● **SET EXERCISE**
Set down each line of the data below exactly as it stands, dropping the pictures.

● **SOURCE DATA**

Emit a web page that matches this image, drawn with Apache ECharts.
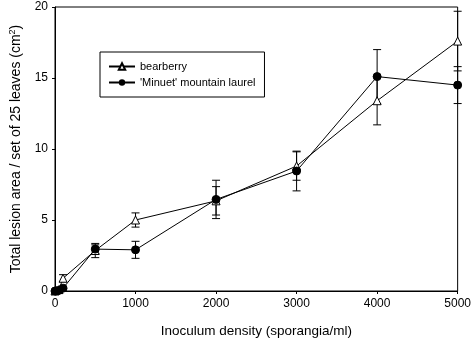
<!DOCTYPE html>
<html>
<head>
<meta charset="utf-8">
<script src="https://cdn.jsdelivr.net/npm/echarts@6/dist/echarts.min.js"></script>
<style>
html, body { margin: 0; padding: 0; background: #fff; }
#chart { width: 474px; height: 354px; }
</style>
</head>
<body>
<div id="chart"></div>
<script>
var density = [0, 10, 50, 100, 500, 1000, 2000, 3000, 4000, 5000];
var bearberry = [0, 0.05, 0.1, 0.9, 2.85, 5.0, 6.35, 8.8, 13.4, 17.6];
var bearberryErr = [0, 0, 0, 0.25, 0.5, 0.5, 1.0, 1.0, 1.7, 2.1];
var laurel = [0, 0, 0.05, 0.2, 2.95, 2.9, 6.45, 8.45, 15.1, 14.5];
var laurelErr = [0, 0, 0, 0.1, 0.3, 0.6, 1.35, 1.4, 1.9, 1.3];

var font = 'Liberation Sans, Arial, sans-serif';

function pairs(ys) {
    return density.map(function (x, i) { return [x, ys[i]]; });
}
function errData(ys, es) {
    var res = [];
    for (var i = 0; i < density.length; i++) {
        if (es[i] > 0) res.push([density[i], ys[i] - es[i], ys[i] + es[i]]);
    }
    return res;
}
function renderErr(params, api) {
    var lo = api.coord([api.value(0), api.value(1)]);
    var hi = api.coord([api.value(0), api.value(2)]);
    var w = 4;
    var st = { stroke: '#000', lineWidth: 1 };
    return {
        type: 'group',
        children: [
            { type: 'line', shape: { x1: lo[0], y1: lo[1], x2: hi[0], y2: hi[1] }, style: st },
            { type: 'line', shape: { x1: lo[0] - w, y1: lo[1], x2: lo[0] + w, y2: lo[1] }, style: st },
            { type: 'line', shape: { x1: hi[0] - w, y1: hi[1], x2: hi[0] + w, y2: hi[1] }, style: st }
        ]
    };
}

var chart = echarts.init(document.getElementById('chart'));
chart.setOption({
    animation: false,
    grid: { left: 52, right: 14, top: 7, bottom: 63, show: true, borderColor: '#000', borderWidth: 1 },
    legend: {
        left: 100, top: 52,
        orient: 'vertical',
        itemGap: 5,
        padding: [9, 9, 9, 8],
        borderColor: '#000', borderWidth: 1,
        itemWidth: 26, itemHeight: 8,
        textStyle: { fontFamily: font, fontSize: 11, color: '#000' },
        data: ['bearberry', "'Minuet' mountain laurel"]
    },
    xAxis: {
        type: 'value', min: 0, max: 5000, interval: 1000,
        name: 'Inoculum density (sporangia/ml)',
        nameLocation: 'middle', nameGap: 33,
        nameTextStyle: { fontFamily: font, fontSize: 13.5, color: '#000' },
        axisLine: { lineStyle: { color: '#000' } },
        axisTick: { length: 3, lineStyle: { color: '#000' } },
        axisLabel: { fontFamily: font, fontSize: 12, color: '#000', margin: 7, formatter: function (v) { return String(v); } },
        splitLine: { show: false }
    },
    yAxis: {
        type: 'value', min: 0, max: 20, interval: 5,
        name: 'Total lesion area / set of 25 leaves (cm{s|2})',
        nameLocation: 'middle', nameGap: 30,
        nameTextStyle: {
            fontFamily: font, fontSize: 14, color: '#000',
            rich: { s: { fontFamily: font, fontSize: 9, color: '#000', verticalAlign: 'top', padding: [0, 0, 8, 0] } }
        },
        axisLine: { lineStyle: { color: '#000' } },
        axisTick: { length: 3, lineStyle: { color: '#000' } },
        axisLabel: { fontFamily: font, fontSize: 12, color: '#000', margin: 7 },
        splitLine: { show: false }
    },
    series: [
        {
            name: 'bearberry', type: 'line', data: pairs(bearberry),
            symbol: 'triangle', symbolSize: 8,
            itemStyle: { color: '#fff', borderColor: '#000', borderWidth: 1 },
            lineStyle: { color: '#000', width: 1 },
            z: 3
        },
        {
            name: "'Minuet' mountain laurel", type: 'line', data: pairs(laurel),
            symbol: 'circle', symbolSize: 8,
            itemStyle: { color: '#000', borderColor: '#000' },
            lineStyle: { color: '#000', width: 1 },
            z: 4
        },
        { type: 'custom', data: errData(bearberry, bearberryErr), renderItem: renderErr, encode: { x: 0, y: [1, 2] }, z: 2 },
        { type: 'custom', data: errData(laurel, laurelErr), renderItem: renderErr, encode: { x: 0, y: [1, 2] }, z: 2 }
    ]
});
</script>
</body>
</html>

● **OUTPUT FOR THIS TASK**
Emit a web page that matches this image, drawn with Apache ECharts.
<!DOCTYPE html>
<html>
<head>
<meta charset="utf-8">
<script src="https://cdn.jsdelivr.net/npm/echarts@6/dist/echarts.min.js"></script>
<style>
html, body { margin: 0; padding: 0; background: #fff; }
#chart { width: 474px; height: 354px; }
</style>
</head>
<body>
<div id="chart"></div>
<script>
var density = [0, 10, 50, 100, 500, 1000, 2000, 3000, 4000, 5000];
var bearberry = [0, 0.05, 0.1, 0.9, 2.85, 5.0, 6.35, 8.8, 13.4, 17.6];
var bearberryErr = [0, 0, 0, 0.25, 0.5, 0.5, 1.0, 1.0, 1.7, 2.1];
var laurel = [0, 0, 0.05, 0.2, 2.95, 2.9, 6.45, 8.45, 15.1, 14.5];
var laurelErr = [0, 0, 0, 0.1, 0.3, 0.6, 1.35, 1.4, 1.9, 1.3];

var font = 'Liberation Sans, Arial, sans-serif';

function pairs(ys) {
    return density.map(function (x, i) { return [x, ys[i]]; });
}
function errData(ys, es) {
    var res = [];
    for (var i = 0; i < density.length; i++) {
        if (es[i] > 0) res.push([density[i], ys[i] - es[i], ys[i] + es[i]]);
    }
    return res;
}
function renderErr(params, api) {
    var lo = api.coord([api.value(0), api.value(1)]);
    var hi = api.coord([api.value(0), api.value(2)]);
    var w = 4;
    var st = { stroke: '#000', lineWidth: 1 };
    return {
        type: 'group',
        children: [
            { type: 'line', shape: { x1: lo[0], y1: lo[1], x2: hi[0], y2: hi[1] }, style: st },
            { type: 'line', shape: { x1: lo[0] - w, y1: lo[1], x2: lo[0] + w, y2: lo[1] }, style: st },
            { type: 'line', shape: { x1: hi[0] - w, y1: hi[1], x2: hi[0] + w, y2: hi[1] }, style: st }
        ]
    };
}

var chart = echarts.init(document.getElementById('chart'));
chart.setOption({
    animation: false,
    grid: { left: 52, right: 14, top: 7, bottom: 63, show: true, borderColor: '#000', borderWidth: 1 },
    legend: {
        left: 100, top: 52,
        orient: 'vertical',
        itemGap: 5,
        padding: [9, 9, 9, 8],
        borderColor: '#000', borderWidth: 1,
        itemWidth: 26, itemHeight: 8,
        textStyle: { fontFamily: font, fontSize: 11, color: '#000' },
        data: ['bearberry', "'Minuet' mountain laurel"]
    },
    xAxis: {
        type: 'value', min: 0, max: 5000, interval: 1000,
        name: 'Inoculum density (sporangia/ml)',
        nameLocation: 'middle', nameGap: 33,
        nameTextStyle: { fontFamily: font, fontSize: 13.5, color: '#000' },
        axisLine: { lineStyle: { color: '#000' } },
        axisTick: { length: 3, lineStyle: { color: '#000' } },
        axisLabel: { fontFamily: font, fontSize: 12, color: '#000', margin: 7, formatter: function (v) { return String(v); } },
        splitLine: { show: false }
    },
    yAxis: {
        type: 'value', min: 0, max: 20, interval: 5,
        name: 'Total lesion area / set of 25 leaves (cm{s|2})',
        nameLocation: 'middle', nameGap: 30,
        nameTextStyle: {
            fontFamily: font, fontSize: 14, color: '#000',
            rich: { s: { fontFamily: font, fontSize: 9, color: '#000', verticalAlign: 'top', padding: [0, 0, 8, 0] } }
        },
        axisLine: { lineStyle: { color: '#000' } },
        axisTick: { length: 3, lineStyle: { color: '#000' } },
        axisLabel: { fontFamily: font, fontSize: 12, color: '#000', margin: 7 },
        splitLine: { show: false }
    },
    series: [
        {
            name: 'bearberry', type: 'line', data: pairs(bearberry),
            symbol: 'triangle', symbolSize: 8,
            itemStyle: { color: '#fff', borderColor: '#000', borderWidth: 1 },
            lineStyle: { color: '#000', width: 1 },
            z: 3
        },
        {
            name: "'Minuet' mountain laurel", type: 'line', data: pairs(laurel),
            symbol: 'circle', symbolSize: 8,
            itemStyle: { color: '#000', borderColor: '#000' },
            lineStyle: { color: '#000', width: 1 },
            z: 4
        },
        { type: 'custom', data: errData(bearberry, bearberryErr), renderItem: renderErr, encode: { x: 0, y: [1, 2] }, z: 2 },
        { type: 'custom', data: errData(laurel, laurelErr), renderItem: renderErr, encode: { x: 0, y: [1, 2] }, z: 2 }
    ]
});
</script>
</body>
</html>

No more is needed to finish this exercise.